*Exercise task*. Leave out the pictures, and retype only the lines from the beginning of the material through the line that contains "plt.rcParams['hatch.linewidth'] = 1.1", including both.

*Data lines*.

##############################

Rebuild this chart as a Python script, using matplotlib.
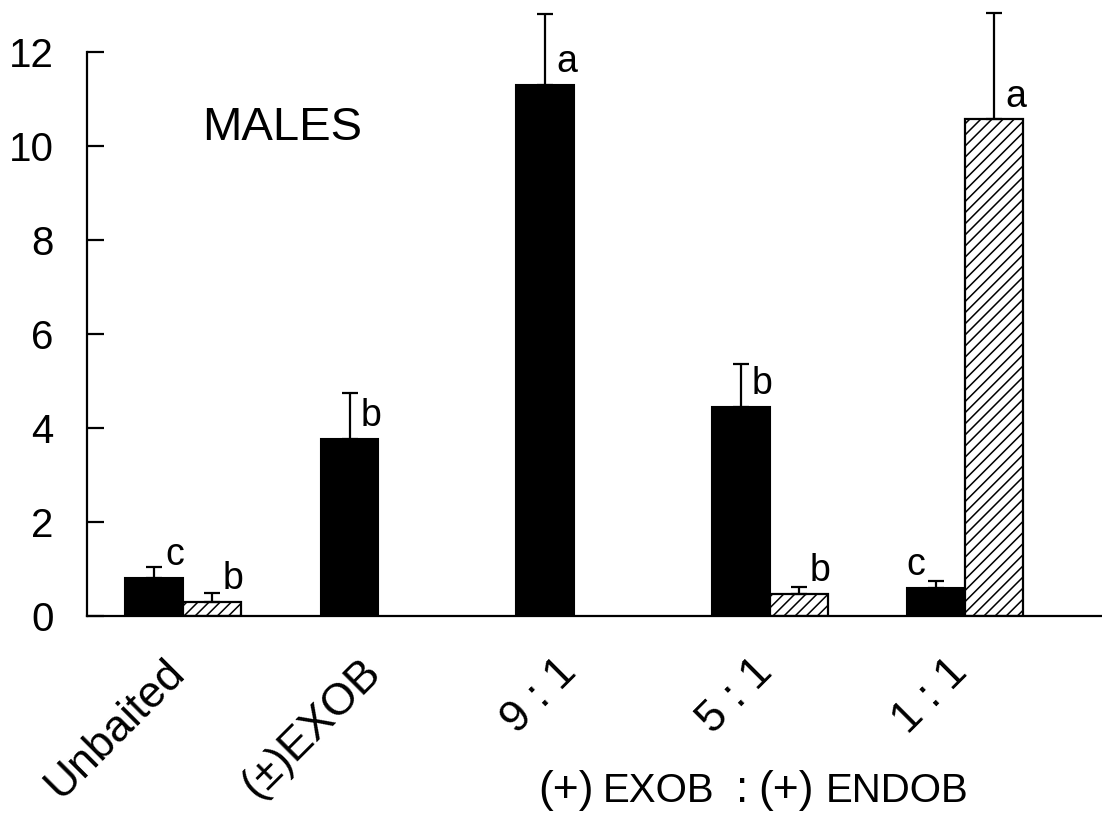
import numpy as np
import matplotlib
matplotlib.use('Agg')
import matplotlib.pyplot as plt
from matplotlib.transforms import ScaledTranslation

plt.rcParams['font.family'] = ['Liberation Sans', 'DejaVu Sans']
plt.rcParams['hatch.linewidth'] = 1.1

# mean trap catch of males per treatment (black = first series, hatched = second)
treatments = ['Unbaited', '(±)EXOB', '9 : 1', '5 : 1', '1 : 1']
black_mean = [0.81, 3.77, 11.30, 4.45, 0.60]
black_se = [0.23, 0.97, 1.51, 0.91, 0.15]
black_letters = ['c', 'b', 'a', 'b', 'c']
hatch_mean = [0.30, None, None, 0.47, 10.57]
hatch_se = [0.19, None, None, 0.15, 2.26]
hatch_letters = ['b', '', '', 'b', 'a']
yticks = [0, 2, 4, 6, 8, 10, 12]

W, H = 1102, 815
fig = plt.figure(figsize=(W / 100, H / 100), dpi=100)
ax = fig.add_axes([87 / W, 199 / H, 1015 / W, 611 / H])

x = np.arange(len(treatments))
w = 0.296

# black bars sit left of each tick, hatched bars right of it
ax.bar(x, black_mean, width=-w, align='edge', color='black', edgecolor='black', linewidth=1.5)
ax.errorbar(x - w / 2, black_mean, yerr=[np.zeros(len(x)), black_se], fmt='none',
            ecolor='black', elinewidth=1.6, capsize=6, capthick=1.6, clip_on=False)

hx = [i for i, v in enumerate(hatch_mean) if v is not None]
hm = [hatch_mean[i] for i in hx]
hs = [hatch_se[i] for i in hx]
ax.bar(hx, hm, width=w, align='edge', color='white', edgecolor='black', hatch='///', linewidth=1.6)
ax.errorbar(np.array(hx) + w / 2, hm, yerr=[np.zeros(len(hx)), hs], fmt='none',
            ecolor='black', elinewidth=1.6, capsize=6, capthick=1.6, clip_on=False)

# significance letters next to bar tops
for i, (m, s) in enumerate(zip(black_mean, black_letters)):
    if s:
        if i == len(x) - 1:
            ax.annotate(s, (x[i] - w / 2, m), xytext=(-8, 9), textcoords='offset points',
                        ha='right', va='baseline', fontsize=27)
        else:
            ax.annotate(s, (x[i] - w / 2, m), xytext=(8, 9), textcoords='offset points',
                        ha='left', va='baseline', fontsize=27)
for i, m in zip(hx, hm):
    ax.annotate(hatch_letters[i], (x[i] + w / 2, m), xytext=(8, 9), textcoords='offset points',
                ha='left', va='baseline', fontsize=27)

ax.text(0.097, 10.13, 'MALES', fontsize=34, ha='left', va='baseline')

ax.set_xlim(-0.490, 4.699)
ax.set_ylim(0, 13)
ax.spines['top'].set_visible(False)
ax.spines['right'].set_visible(False)
ax.spines['left'].set_bounds(0, 12)
ax.spines['left'].set_linewidth(1.6)
ax.spines['bottom'].set_linewidth(1.6)

ax.set_yticks(yticks)
ax.tick_params(axis='y', direction='in', length=12, width=1.6, pad=24, labelsize=29)
ax.set_xticks(x)
ax.set_xticklabels(treatments)
ax.tick_params(axis='x', length=0, pad=42, labelsize=32)
shift = ScaledTranslation(4 / 100, 0, fig.dpi_scale_trans)
for lab in ax.get_xticklabels():
    lab.set_rotation(45)
    lab.set_ha('right')
    lab.set_va('baseline')
    lab.set_rotation_mode('anchor')
    lab.set_transform(lab.get_transform() + shift)

# group title under the ratio labels, mixed sizes like small caps
renderer = fig.canvas.get_renderer()
pieces = [('(+)', 32), ('EXOB', 29), (':', 32), ('(+)', 32), ('ENDOB', 29)]
gaps = [9, 22, 10, 12, 0]
px = 538
for (txt, size), g in zip(pieces, gaps):
    t = fig.text(px / W, 13 / H, txt, fontsize=size, ha='left', va='baseline')
    px += t.get_window_extent(renderer).width + g

fig.savefig('out.png', dpi=100)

##############################

*Problem solution*.
Rebuild this chart as a Python script, using matplotlib.
import numpy as np
import matplotlib
matplotlib.use('Agg')
import matplotlib.pyplot as plt
from matplotlib.transforms import ScaledTranslation

plt.rcParams['font.family'] = ['Liberation Sans', 'DejaVu Sans']
plt.rcParams['hatch.linewidth'] = 1.1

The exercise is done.